When Bernstein was promoted to assistant managing editor in 1951, managing editor Turner Catledge told him that the newspaper could no longer spend too much money on too much newsprint. The writing had to be tighter, brighter, clearer. It was a tough balancing act. Bernstein wanted none of what he derided as “Model T sentences” — pile-ups of clauses choked with confusing detail, common in the Times of that era. “To enlist with the too-orthodox would be to tend toward prissiness and to risk losing touch with the popular tongue,” Bernstein reflected. “To enlist with the too-liberal would be to invite the horrors of anarchy.”

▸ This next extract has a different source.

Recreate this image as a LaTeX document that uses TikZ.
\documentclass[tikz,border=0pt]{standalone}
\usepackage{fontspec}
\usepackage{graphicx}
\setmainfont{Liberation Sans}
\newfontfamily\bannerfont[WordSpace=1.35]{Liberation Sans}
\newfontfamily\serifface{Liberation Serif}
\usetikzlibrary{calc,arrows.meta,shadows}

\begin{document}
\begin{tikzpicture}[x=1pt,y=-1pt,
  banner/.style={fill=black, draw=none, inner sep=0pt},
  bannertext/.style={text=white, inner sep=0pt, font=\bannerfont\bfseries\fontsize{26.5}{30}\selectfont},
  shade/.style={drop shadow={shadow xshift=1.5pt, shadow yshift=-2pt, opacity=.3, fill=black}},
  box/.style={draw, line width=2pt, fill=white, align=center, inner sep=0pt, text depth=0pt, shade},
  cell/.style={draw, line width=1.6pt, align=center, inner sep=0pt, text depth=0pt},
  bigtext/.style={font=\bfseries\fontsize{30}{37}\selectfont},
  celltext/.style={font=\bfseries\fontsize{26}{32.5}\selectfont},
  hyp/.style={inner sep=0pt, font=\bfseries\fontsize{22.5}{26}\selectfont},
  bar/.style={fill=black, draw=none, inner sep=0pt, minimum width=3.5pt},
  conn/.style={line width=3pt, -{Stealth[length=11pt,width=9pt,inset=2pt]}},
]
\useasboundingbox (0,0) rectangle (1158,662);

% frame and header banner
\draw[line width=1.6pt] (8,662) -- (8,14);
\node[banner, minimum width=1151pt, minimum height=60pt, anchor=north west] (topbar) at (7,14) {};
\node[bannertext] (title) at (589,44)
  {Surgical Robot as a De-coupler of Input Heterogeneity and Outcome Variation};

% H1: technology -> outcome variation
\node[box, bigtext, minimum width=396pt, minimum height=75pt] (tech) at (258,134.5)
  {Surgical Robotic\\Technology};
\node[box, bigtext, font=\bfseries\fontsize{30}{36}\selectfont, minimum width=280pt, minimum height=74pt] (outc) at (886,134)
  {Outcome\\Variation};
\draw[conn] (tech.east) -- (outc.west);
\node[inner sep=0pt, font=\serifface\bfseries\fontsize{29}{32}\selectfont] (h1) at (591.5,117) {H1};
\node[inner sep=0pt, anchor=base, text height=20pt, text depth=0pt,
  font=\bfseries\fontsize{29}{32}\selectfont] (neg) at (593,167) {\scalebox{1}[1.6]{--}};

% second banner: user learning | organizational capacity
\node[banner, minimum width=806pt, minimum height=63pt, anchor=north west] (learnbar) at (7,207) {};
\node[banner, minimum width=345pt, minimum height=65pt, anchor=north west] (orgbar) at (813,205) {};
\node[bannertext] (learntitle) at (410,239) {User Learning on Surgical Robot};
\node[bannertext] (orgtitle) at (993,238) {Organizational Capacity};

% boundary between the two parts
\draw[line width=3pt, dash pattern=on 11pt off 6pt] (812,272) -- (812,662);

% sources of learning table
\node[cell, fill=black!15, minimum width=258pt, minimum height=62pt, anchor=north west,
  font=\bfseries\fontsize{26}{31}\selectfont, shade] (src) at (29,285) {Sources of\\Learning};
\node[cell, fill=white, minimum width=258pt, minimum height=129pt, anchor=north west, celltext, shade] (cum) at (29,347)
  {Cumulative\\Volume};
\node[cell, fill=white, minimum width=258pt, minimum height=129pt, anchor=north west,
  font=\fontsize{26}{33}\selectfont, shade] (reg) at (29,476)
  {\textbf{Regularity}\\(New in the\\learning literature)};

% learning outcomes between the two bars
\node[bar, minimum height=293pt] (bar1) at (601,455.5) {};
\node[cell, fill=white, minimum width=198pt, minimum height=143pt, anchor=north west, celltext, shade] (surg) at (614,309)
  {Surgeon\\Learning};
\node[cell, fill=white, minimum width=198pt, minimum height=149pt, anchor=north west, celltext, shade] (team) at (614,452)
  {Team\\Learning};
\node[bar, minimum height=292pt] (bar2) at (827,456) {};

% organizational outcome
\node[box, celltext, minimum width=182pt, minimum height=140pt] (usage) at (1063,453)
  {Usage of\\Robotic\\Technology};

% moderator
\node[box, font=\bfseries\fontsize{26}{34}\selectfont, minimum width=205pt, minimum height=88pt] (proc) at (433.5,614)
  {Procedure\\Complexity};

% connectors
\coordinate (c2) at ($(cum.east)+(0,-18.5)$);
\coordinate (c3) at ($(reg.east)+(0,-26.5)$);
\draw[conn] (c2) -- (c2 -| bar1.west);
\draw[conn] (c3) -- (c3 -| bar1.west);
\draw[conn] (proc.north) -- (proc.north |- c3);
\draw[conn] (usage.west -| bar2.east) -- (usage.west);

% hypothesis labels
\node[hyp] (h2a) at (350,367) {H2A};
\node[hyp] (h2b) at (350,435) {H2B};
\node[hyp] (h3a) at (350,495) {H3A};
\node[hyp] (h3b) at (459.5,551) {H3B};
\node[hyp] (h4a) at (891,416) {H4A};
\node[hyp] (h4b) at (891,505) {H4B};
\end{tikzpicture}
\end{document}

So Bernstein championed simple, smart prose. “One idea to a sentence” was one of his most important edicts. This, he knew, was not always possible. “To take an extreme example,” he wrote, “it would be nonsense to write: ‘The American flag is red. It is also white. It is blue, too.” But always, Bernstein urged, remember your audience. If you don’t, you might find yourself “writing about a man drawing horsehair over catgut instead of about Isaac Stern playing a Bartók concerto.”
Bernstein codified his dictates every two or three weeks in an in-house review of recent Times output, Winners & Sinners. Some of this newsletter was devoted purely to reinforcing basic grammar rules and noting factual errors. But frequently, Bernstein used what he called his “bulletin of second-guessing” to improve the art of storytelling. Once, the word “tuxedoes” was arbitrarily changed to the snootier “dinner jackets.” Bernstein wailed, “In what kind of ivory tower does this editor dwell?” He cheered what he called “dabs of color,” as when Russell Baker described North Dakota senator William R. Langer CC 1910 “chewing his customary cellophane-wrapped cigar.”

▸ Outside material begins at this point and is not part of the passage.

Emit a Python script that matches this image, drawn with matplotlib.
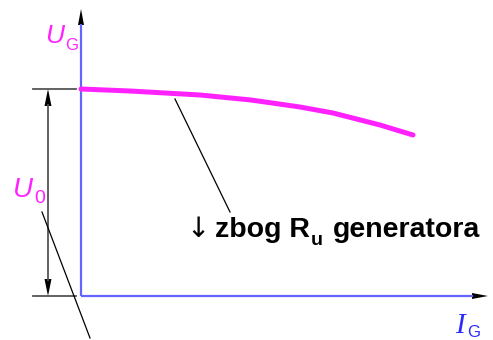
import matplotlib
matplotlib.use("Agg")
import matplotlib.pyplot as plt

# generator load characteristic U_G(I_G), origin at the axes corner
i_g = [0, 49, 119, 170, 219, 252, 299, 332]
u_g = [207, 205, 201, 196, 189, 183, 171, 161]
u0 = 207

magenta = '#ff22ff'
axis_blue = '#6464ff'
label_blue = '#2a2aff'
grey = '#555555'

fig = plt.figure(figsize=(4.93, 3.40), dpi=100)
ax = fig.add_axes([0, 0, 1, 1])
ax.set_xlim(-81, 412)
ax.set_ylim(-44, 296)
ax.axis('off')
renderer = fig.canvas.get_renderer()


def after(t, gap=0):
    # data x just to the right of a text object
    bb = t.get_window_extent(renderer)
    return ax.transData.inverted().transform((bb.x1, bb.y0))[0] + gap


# axes with black arrow heads
ax.plot([0, 0], [0, 272], color=axis_blue, lw=1.6, solid_capstyle='butt')
ax.plot([0, 392], [0, 0], color=axis_blue, lw=1.6, solid_capstyle='butt')
ax.fill([-3, 3, 0], [271, 271, 287], color='black', lw=0)
ax.fill([391, 391, 407], [-3, 3, 0], color='black', lw=0)

# characteristic curve
ax.plot(i_g, u_g, color=magenta, lw=3.6, solid_capstyle='round')

# dimension for U0
ax.plot([-48, -5], [u0, u0], color=grey, lw=1.3)
ax.plot([-48, -5], [0, 0], color=grey, lw=1.3)
ax.plot([-33, -33], [u0 - 16, 16], color=grey, lw=1.3)
ax.fill([-36.5, -29.5, -33], [u0 - 17, u0 - 17, u0], color='black', lw=0)
ax.fill([-36.5, -29.5, -33], [17, 17, 0], color='black', lw=0)

# leader lines
ax.plot([94, 149], [197, 84], color='black', lw=0.9)
ax.plot([-39, 9], [84, -42], color='black', lw=0.9)

# labels
sans = ['Liberation Sans', 'DejaVu Sans']
t = ax.text(-36, 253, 'U', color=magenta, fontsize=19, style='italic',
            family=sans, va='baseline')
ax.text(after(t, 1), 246, 'G', color=magenta, fontsize=12, family=sans, va='baseline')
t = ax.text(-68, 99, 'U', color=magenta, fontsize=20, style='italic',
            family=sans, va='baseline')
ax.text(after(t, 1), 93, '0', color=magenta, fontsize=14, family=sans, va='baseline')
t = ax.text(374, -37, 'I', color=label_blue, fontsize=21, style='italic',
            family='Liberation Serif', va='baseline')
ax.text(after(t, 2), -41, 'G', color=label_blue, fontsize=12, family=sans, va='baseline')

t = ax.text(105, 59, '\u2193', fontsize=20, family=['DejaVu Sans'], va='baseline')
t = ax.text(after(t, 6), 59, 'zbog R', fontsize=20.5, fontweight='bold',
            family=sans, va='baseline')
t = ax.text(after(t, 1), 51, 'u', fontsize=14, fontweight='bold', family=sans, va='baseline')
ax.text(after(t, 10), 59, 'generatora', fontsize=20.5, fontweight='bold',
        family=sans, va='baseline')

fig.savefig('out.png', dpi=100)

At his best, Bernstein was both instructive and uproarious. “A Phi Beta Kappa graduate of Dartmouth, Pat Weaver’s head is said to burst with ideas,” wrote one reporter. Bernstein asked, “What did Dartmouth do with the rest of him?” When a story about the new Beverly Hilton Hotel mentioned its “floor-to-ceiling walls,” he wondered, “Why didn’t anyone ever think of those before?”
“When he spoke, he was not argued with,” said Betsy Wade BC’51, JRN’52, the Times’ first female copy editor. “People who had been there before me by 10 or 20 years sometimes grew weary of him. But they said, ‘This is what Bernstein says, and this is how we do it.’ They were almost reverential.”
Winners & Sinners was originally meant only for internal Times consumption. But as its reputation grew, the paper began distributing it to “wordmongers” (a Bernstein word) on the outside. Eventually, as he put it, “a book publisher twisted the author’s arm.” The result was Bernstein’s popular 1958 guide, Watch Your Language, and a series of similar volumes. Today, his titles — Headlines and Deadlines; More Language That Needs Watching; and Miss Thistlebottom’s Hobgoblins among them — can still be found within reach of many a diligent writer along with Fowler, the Chicago Manual of Style, and Strunk and White.
Bernstein died on June 27, 1979. Among his many innovations, his front-page Times obituary noted, was a new punctuation mark. It was the “interrobang,” a combination exclamation point and question mark, to denote questions that were actually exclamations. Five days later, a red-faced Gray Lady publicly corrected itself. What Bernstein had actually proposed was a “pronequark” — a question mark lying on its side.
Bernstein, ever the exacting apostle of an evolving mother tongue, would have appreciated that.